Goal of the exercise: Gather each line of the records where "React" appears.

Figure scripts:
═══
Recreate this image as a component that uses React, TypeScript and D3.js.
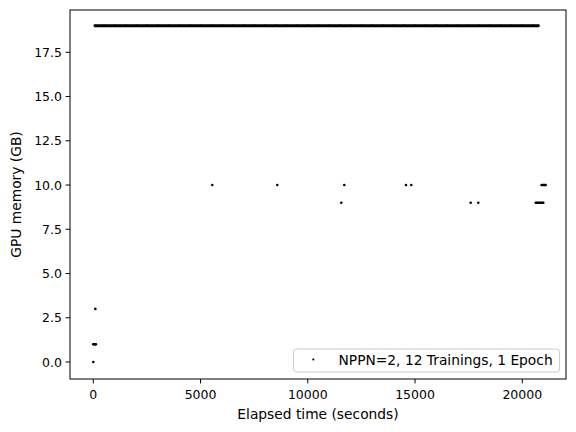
import React from "react";
import * as d3 from "d3";

// Data (elapsed seconds at each GPU memory level, GB)
const timesAt19: number[] = [80, 500, 1000, 1500, 2000, 2500, 3000, 3500, 4000, 4500, 5000, 5500, 6000, 6500, 7000, 7500, 8000, 8500, 9000, 9500, 10000, 10500, 11000, 11500, 12000, 12500, 13000, 13500, 14000, 14500, 15000, 15500, 16000, 16500, 17000, 17500, 18000, 18500, 19000, 19500, 20000, 20500, 20746];
const timesAt10: number[] = [5548, 8578, 11702, 14578, 14825, 20900, 20950, 21000, 21050, 21090];
const timesAt9: number[] = [11562, 17594, 17949, 20625, 20680, 20740, 20800, 20860, 20920, 20979];
const timesAt3: number[] = [95];
const timesAt1: number[] = [0, 30, 60, 90, 120];
const timesAt0: number[] = [0];

const xTicks: number[] = [0, 5000, 10000, 15000, 20000];
const yTicks: number[] = [0, 2.5, 5, 7.5, 10, 12.5, 15, 17.5];
const legendLabel = "NPPN=2, 12 Trainings, 1 Epoch";
const xLabel = "Elapsed time (seconds)";
const yLabel = "GPU memory (GB)";

export default function App() {
  const W = 576, H = 432;
  const L = 70, R = 566, T = 10, B = 379;
  const x = d3.scaleLinear().domain([-1086, 22038]).range([L, R]);
  const y = d3.scaleLinear().domain([-0.96, 19.89]).range([B, T]);
  const font = "DejaVu Sans, sans-serif";
  const fs = 12.5;
  const fsL = 13.8;

  const pts: [number, number][] = [];
  const add = (arr: number[], v: number) => arr.forEach((t) => pts.push([t, v]));
  add(timesAt10, 10);
  add(timesAt9, 9);
  add(timesAt3, 3);
  add(timesAt1, 1);
  add(timesAt0, 0);
  add(timesAt19, 19);

  const line19 = d3
    .line<number>()
    .x((t) => x(t))
    .y(() => y(19))(timesAt19);

  const r = 1.3;

  return (
    <svg width={W} height={H} style={{ position: "fixed", left: 0, top: 0, background: "#fff" }} fontFamily={font}>
      <rect x={0} y={0} width={W} height={H} fill="#fff" />
      {/* dense samples at 19 GB */}
      <path d={line19 || ""} stroke="#000" strokeWidth={2.8} fill="none" strokeLinecap="round" />
      {pts.map(([t, v], i) => (
        <circle key={i} cx={x(t)} cy={y(v)} r={r} fill="#000" />
      ))}
      {/* axes frame */}
      <rect x={L} y={T} width={R - L} height={B - T} fill="none" stroke="#000" strokeWidth={1} />
      {/* x ticks */}
      {xTicks.map((t) => (
        <g key={"x" + t}>
          <line x1={x(t)} x2={x(t)} y1={B} y2={B + 4.4} stroke="#000" strokeWidth={1} />
          <text x={x(t)} y={B + 20} fontSize={fs} textAnchor="middle" fill="#000">
            {t}
          </text>
        </g>
      ))}
      {/* y ticks */}
      {yTicks.map((t) => (
        <g key={"y" + t}>
          <line x1={L - 4.4} x2={L} y1={y(t)} y2={y(t)} stroke="#000" strokeWidth={1} />
          <text x={L - 8} y={y(t)} dy="0.36em" fontSize={fs} textAnchor="end" fill="#000">
            {t.toFixed(1)}
          </text>
        </g>
      ))}
      <text x={(L + R) / 2} y={419} fontSize={fsL} textAnchor="middle" fill="#000">
        {xLabel}
      </text>
      <text
        transform={`translate(21,${(T + B) / 2}) rotate(-90)`}
        fontSize={fsL}
        textAnchor="middle"
        fill="#000"
      >
        {yLabel}
      </text>
      {/* legend */}
      <rect x={293.5} y={349} width={266} height={23} rx={3} fill="#fff" fillOpacity={0.8} stroke="#ccc" strokeWidth={1} />
      <circle cx={313.3} cy={359.5} r={1.1} fill="#000" />
      <text x={338.5} y={365} fontSize={fsL} fill="#000">
        {legendLabel}
      </text>
    </svg>
  );
}
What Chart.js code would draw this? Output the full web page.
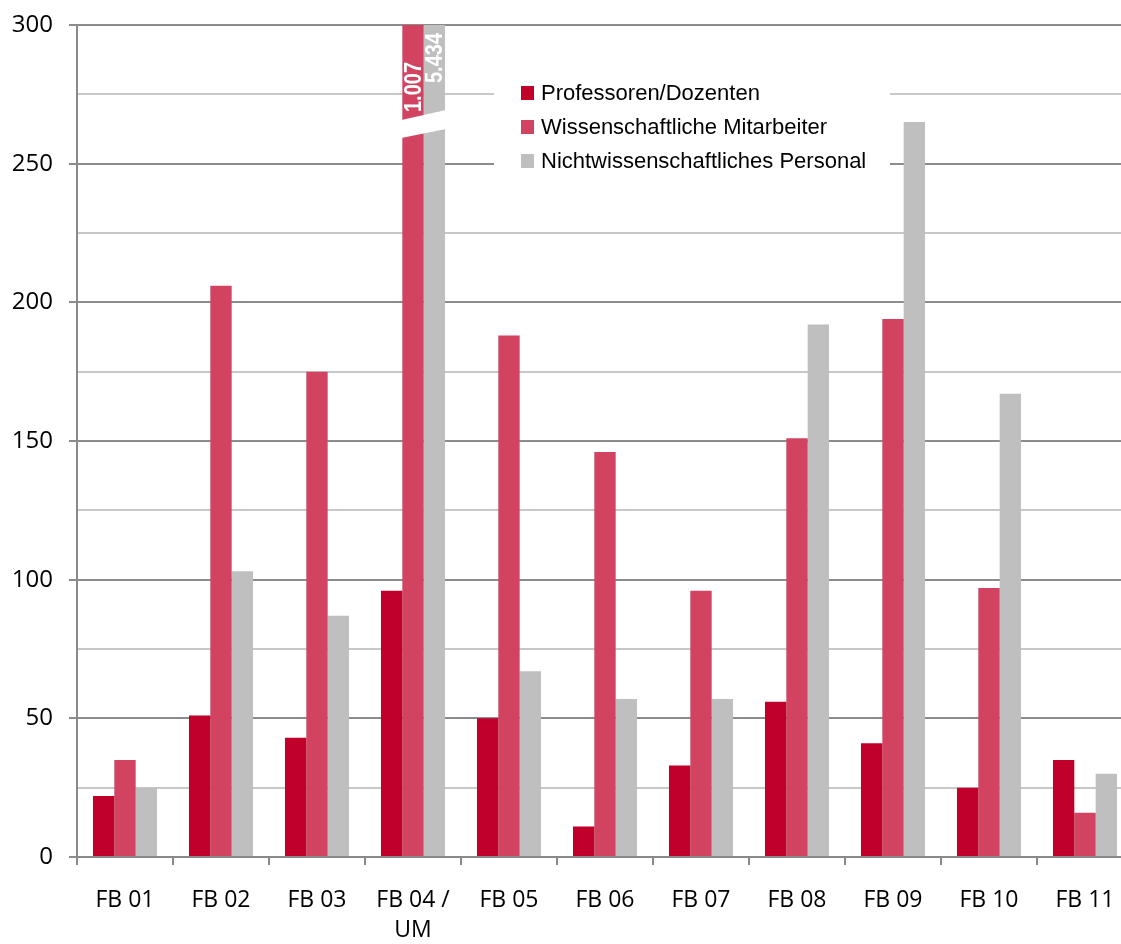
<!DOCTYPE html>
<html>
<head>
<meta charset="utf-8">
<script src="https://cdn.jsdelivr.net/npm/chart.js@4.4.1/dist/chart.umd.min.js"></script>
<style>
  html, body { margin: 0; padding: 0; background: #fff; overflow: hidden; }
  #wrap { width: 1133px; height: 944px; }
</style>
</head>
<body>
<div id="wrap"><canvas id="chart" width="1133" height="944"></canvas></div>
<script>
// Categories (Fachbereiche)
const categories = ['FB 01', 'FB 02', 'FB 03', ['FB 04 /', 'UM'], 'FB 05', 'FB 06', 'FB 07', 'FB 08', 'FB 09', 'FB 10', 'FB 11'];

// Series values
const professoren = [22, 51, 43, 96, 50, 11, 33, 56, 41, 25, 35];
const mitarbeiter = [35, 206, 175, 1007, 188, 146, 96, 151, 194, 97, 16];
const personal = [25, 103, 87, 5434, 67, 57, 57, 192, 265, 167, 30];

const seriesNames = ['Professoren/Dozenten', 'Wissenschaftliche Mitarbeiter', 'Nichtwissenschaftliches Personal'];
const seriesColors = ['#C0002A', '#D24361', '#BFBFBF'];

// axis range
const yMax = 300;
const yStep = 25;

// break marks for bars that exceed the axis (FB 04 / UM)
const breakIndex = 3;

const fontAxis = '"Open Sans", "Liberation Sans", sans-serif';

// Draw the axis break and values for the cut-off bars
const breakPlugin = {
  id: 'breakPlugin',
  afterDraw(chart) {
    const ctx = chart.ctx;
    const top = chart.chartArea.top;
    const m1 = chart.getDatasetMeta(1).data[breakIndex];
    const m2 = chart.getDatasetMeta(2).data[breakIndex];
    const x0 = m1.x - m1.width / 2 - 1;
    const x1 = m2.x + m2.width / 2 + 1;

    // white slanted gap
    ctx.save();
    ctx.fillStyle = '#fff';
    ctx.beginPath();
    ctx.moveTo(x0, top + 95);
    ctx.lineTo(x1, top + 85);
    ctx.lineTo(x1, top + 104);
    ctx.lineTo(x0, top + 113);
    ctx.closePath();
    ctx.fill();

    // rotated value labels
    const labels = [
      { el: m1, text: mitarbeiter[breakIndex].toLocaleString('de-DE'), start: 87 },
      { el: m2, text: personal[breakIndex].toLocaleString('de-DE'), start: 58 }
    ];
    ctx.fillStyle = '#fff';
    ctx.font = 'bold 24px "Liberation Sans Narrow", "Liberation Sans", sans-serif';
    ctx.textBaseline = 'middle';
    ctx.textAlign = 'left';
    labels.forEach(l => {
      const w = ctx.measureText(l.text).width;
      const sx = Math.min(1, 50 / w);
      ctx.save();
      ctx.translate(l.el.x, top + l.start);
      ctx.rotate(-Math.PI / 2);
      ctx.scale(sx, 1);
      ctx.fillText(l.text, 0, 1);
      ctx.restore();
    });
    ctx.restore();
  }
};

// Legend box drawn inside the plot area
const legendPlugin = {
  id: 'legendBox',
  afterDraw(chart) {
    const ctx = chart.ctx;
    ctx.save();
    ctx.fillStyle = '#fff';
    ctx.fillRect(494, 74, 396, 104);
    ctx.font = '22px "Liberation Sans", Arial, sans-serif';
    ctx.textBaseline = 'middle';
    ctx.textAlign = 'left';
    chart.data.datasets.forEach((ds, i) => {
      const y = 93 + i * 34;
      ctx.fillStyle = ds.backgroundColor;
      ctx.fillRect(521, y - 7, 13, 14);
      ctx.fillStyle = '#000';
      ctx.fillText(ds.label, 541, y + 1);
    });
    ctx.restore();
  }
};

const ctx = document.getElementById('chart').getContext('2d');
new Chart(ctx, {
  type: 'bar',
  data: {
    labels: categories,
    datasets: [
      { label: seriesNames[0], data: professoren, backgroundColor: seriesColors[0] },
      { label: seriesNames[1], data: mitarbeiter, backgroundColor: seriesColors[1] },
      { label: seriesNames[2], data: personal, backgroundColor: seriesColors[2] }
    ]
  },
  options: {
    responsive: false,
    animation: false,
    datasets: { bar: { categoryPercentage: 0.667, barPercentage: 1 } },
    layout: { padding: { top: 25, right: 0, bottom: 0, left: 0 } },
    plugins: {
      legend: { display: false },
      tooltip: { enabled: false }
    },
    scales: {
      x: {
        grid: {
          offset: true,
          drawOnChartArea: false,
          color: '#898989',
          lineWidth: 2,
          tickLength: 8
        },
        border: { color: '#898989', width: 2 },
        ticks: {
          color: '#000',
          padding: 21,
          maxRotation: 0,
          autoSkip: false,
          font: { family: fontAxis, size: 23, lineHeight: 1.3 }
        },
        afterFit(scale) {
          scale.height = 87;
          scale.paddingLeft = 0; scale.paddingRight = 0;
        }
      },
      y: {
        min: 0,
        max: yMax,
        z: 1,
        grid: {
          color: c => (c.tick && c.tick.value % 50 === 0) ? '#8C8C8C' : '#C8C8C8',
          tickColor: c => (c.tick && c.tick.value % 50 === 0) ? '#8C8C8C' : 'rgba(0,0,0,0)',
          lineWidth: 2,
          tickLength: 8
        },
        border: { color: '#898989', width: 2 },
        ticks: {
          stepSize: yStep,
          color: '#000',
          padding: 16,
          font: { family: fontAxis, size: 24 },
          callback: v => (v % 50 === 0 ? v : '')
        },
        afterFit(scale) {
          scale.width = 77;
          scale.paddingTop = 0; scale.paddingBottom = 0;
        }
      }
    }
  },
  plugins: [breakPlugin, legendPlugin]
});
</script>
</body>
</html>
═══
Solution for this task:
Recreate this image as a component that uses React, TypeScript and D3.js.
import React from "react";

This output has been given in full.